My contribution to Easter: taking a recipe that really really doesn’t need to be any sweeter, and adding Mini Eggs to it. It sounds gross, but most of what baking is is layering sweet things on top of each other. You’re supposed to introduce a savoury element, reduce the sugar where appropriate, balance the flavours (salt, acid etc.) in your baking to make sure the end product isn’t cloyingly sweet. Instead, I thought about the flourless dark chocolate cake and I wondered whether it would work with white chocolate and Mini Eggs. The result has the texture of a blondie, just a little bit gooier because of the lack of flour.

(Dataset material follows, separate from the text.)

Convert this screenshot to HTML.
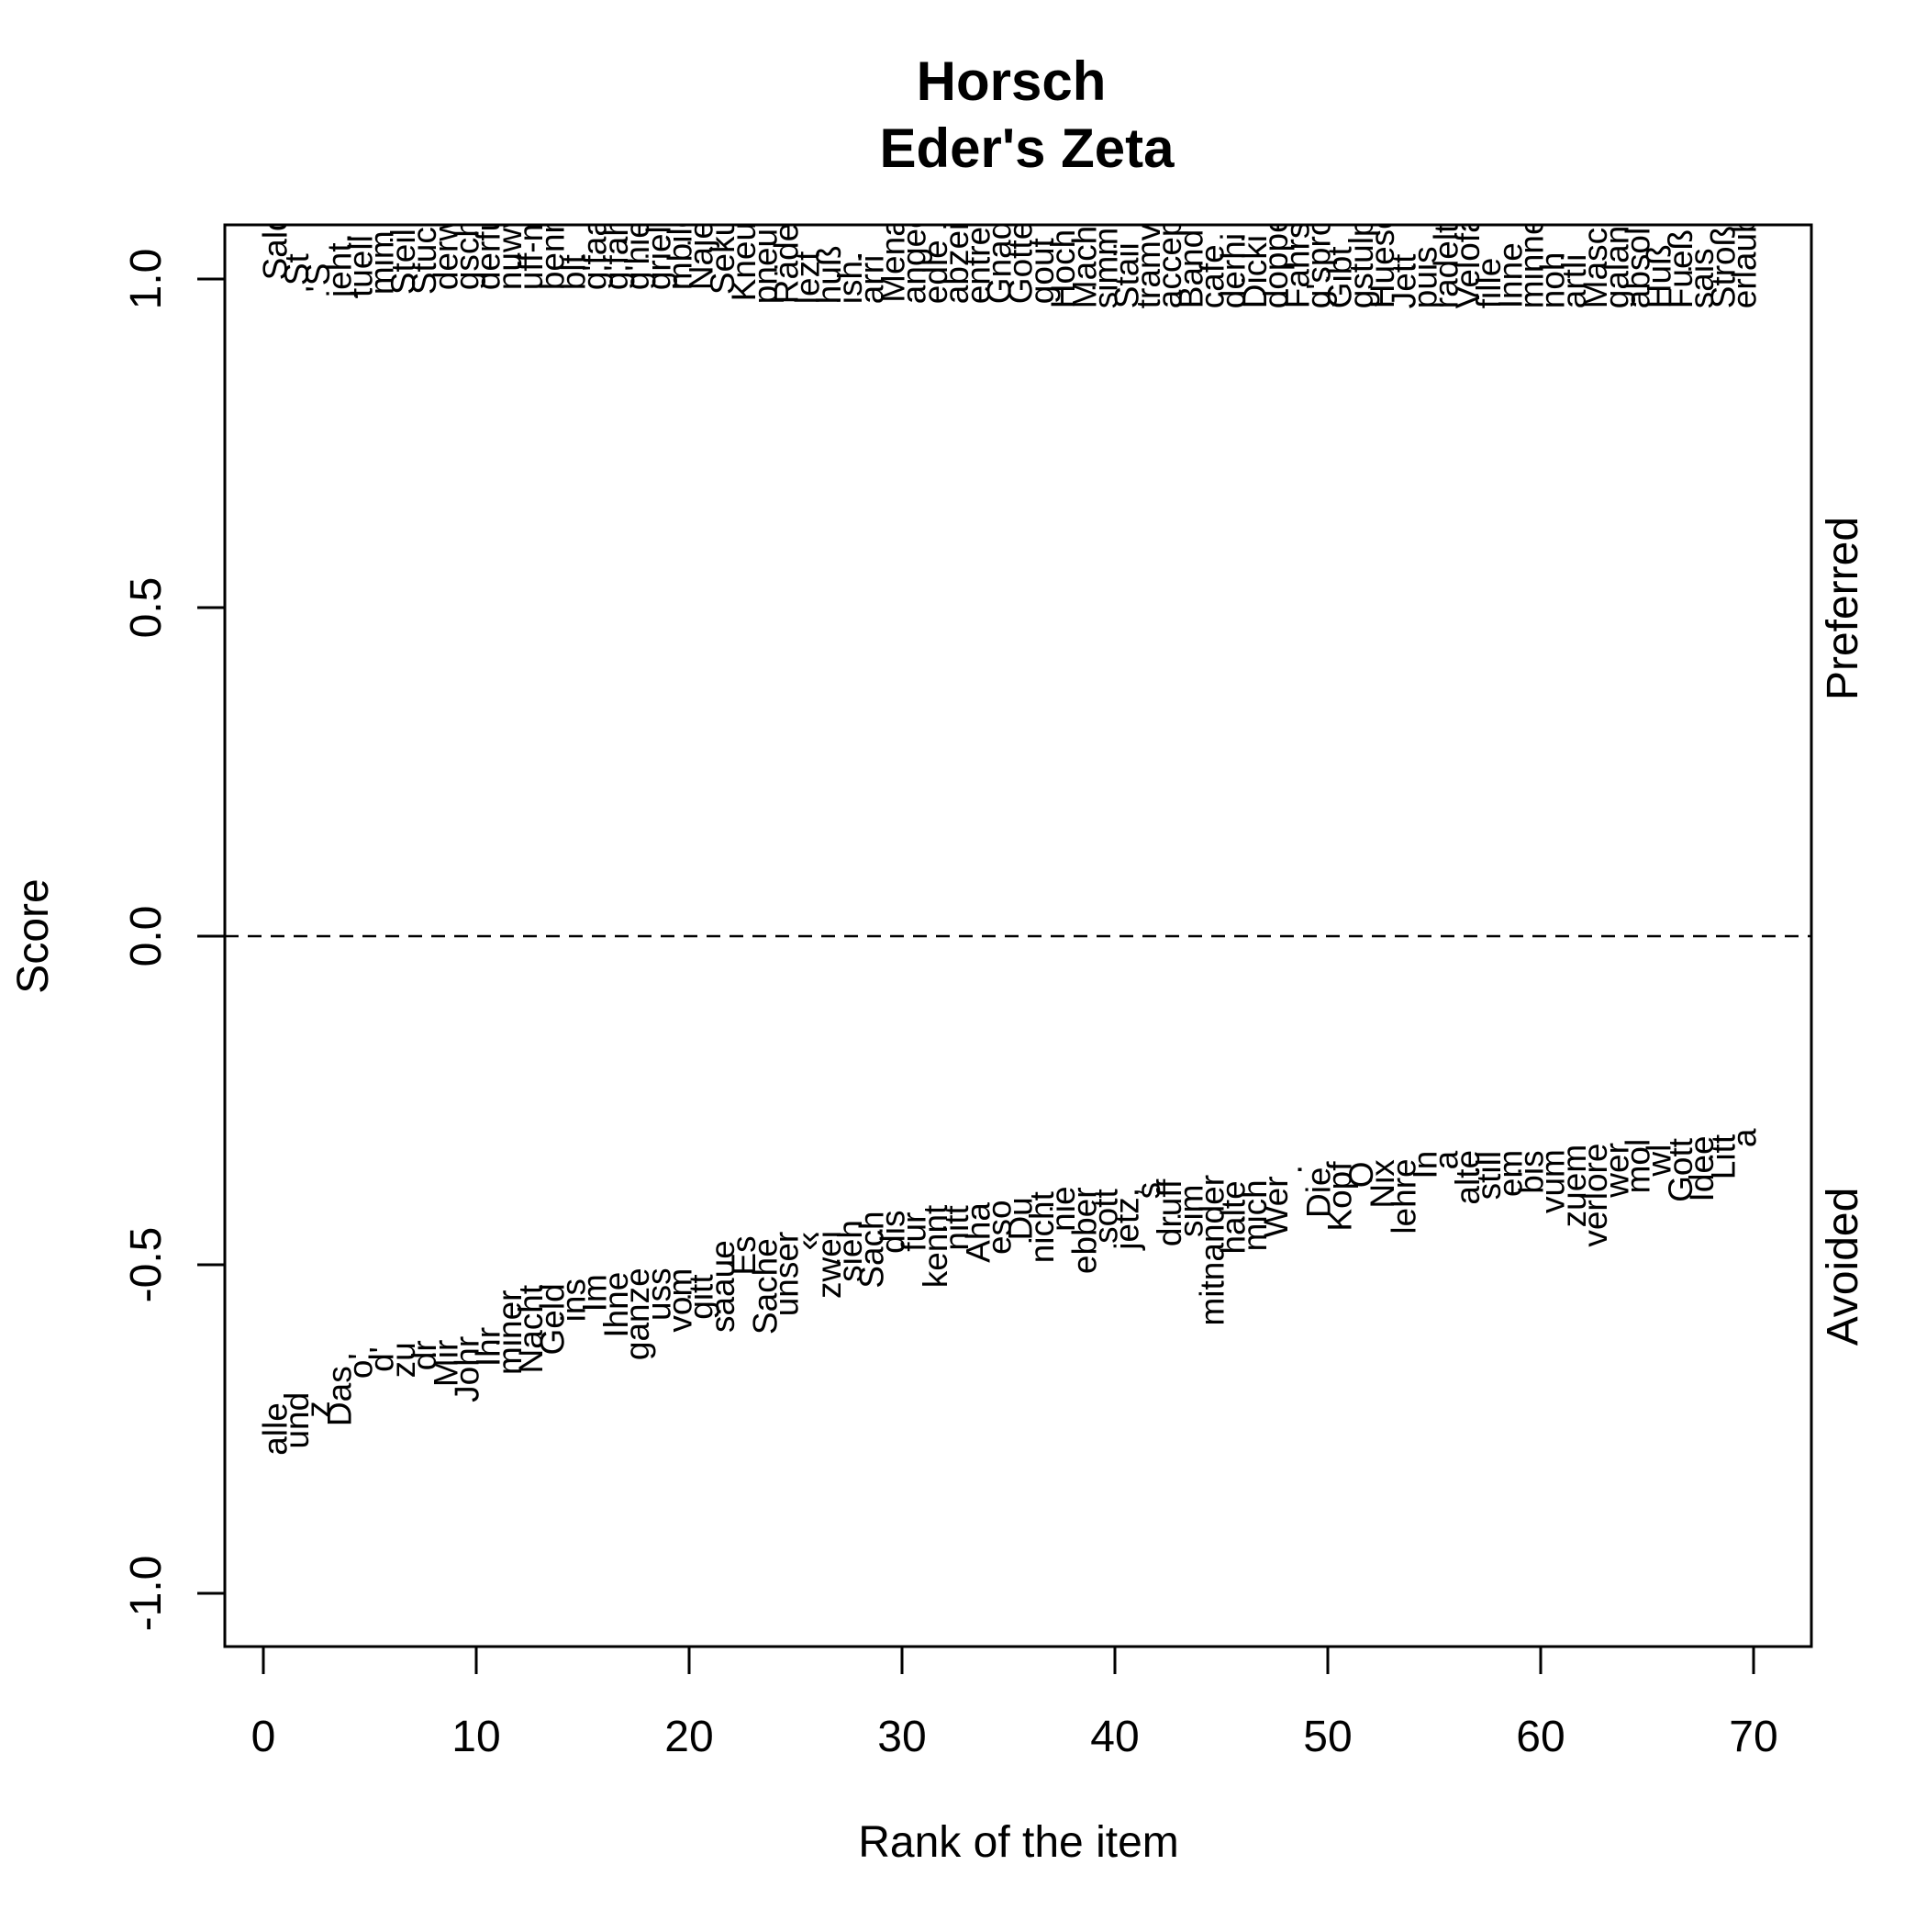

You still get a crackly top – I always feel disappointed when I see a brownie/blondie without one so this was definitely a win-win situation.

The cake would have been too sweet if I didn’t caramelise the chocolate for an hour and a half, even if sticking your head in a hot oven every ten minutes to stir chocolate feels a bit OTT – caramelising the chocolate is necessary, especially if you’re going to add crushed up bits of chocolate that contain an indecent amount of palm oil and E numbers. If you can’t be bothered to caramelise the white chocolate and can’t justify buying a 2.5kg bag of it (smaller quantities yet to be seen), you could fold through crushed raspberries. Or save yourself the hassle, use dark chocolate, leave out the Mini Eggs and serve with a dollop with crème fraiche – it doesn’t get much more sophisticated than a flourless chocolate cake, and it would make the ultimate dinner party dessert. 

Flourless caramelised white chocolate and mini egg cake
Serves 6-8

For the cake

  • 150g unsalted butter
  • 180g white chocolate, chopped
  • ½ tsp salt
  • 4 eggs, seperated
  • 125g caster sugar
  • 2 packets mini eggs (180g each), mostly crushed, some whole

Special equipment: 23cm loose bottomed cake tin

Method

  1. To caramelise the white chocolate, preheat the oven to 140C/120 Fan and place the chopped chocolate in a ceramic baking dish. Roast the white chocolate for 1 – 1 ½ hours, stirring every 10 minutes until it is a deep golden colour.
  2. To make the cake, increase the oven temperature to 170C/150 Fan and butter the cake in.
  3. Melt the butter and chocolate in a large bowl over a pan of gently simmering water. Once melted, set aside to cool slightly.
  4. Put the egg yolks in the bowl of a freestanding mixer along with roughly half the sugar. Using the whisk attachment, whisk on high speed until the mixture is pale and doubled in volume.
  5.  Add the egg yolk mixture and crushed mini eggs to the chocolate mixture and fold through. Be careful not to over mix.
  6. Use the same, ultra clean mixing bowl to whisk the egg whites and remaining sugar until soft (but not stiff) peaks form.
  7. Fold the egg whites into the egg yolk mixture, then pour into the cake tin. Bake 35-40 minutes, there should still be a slight wobble in the centre. Serve warm, and decorate with the rest of the whole mini eggs.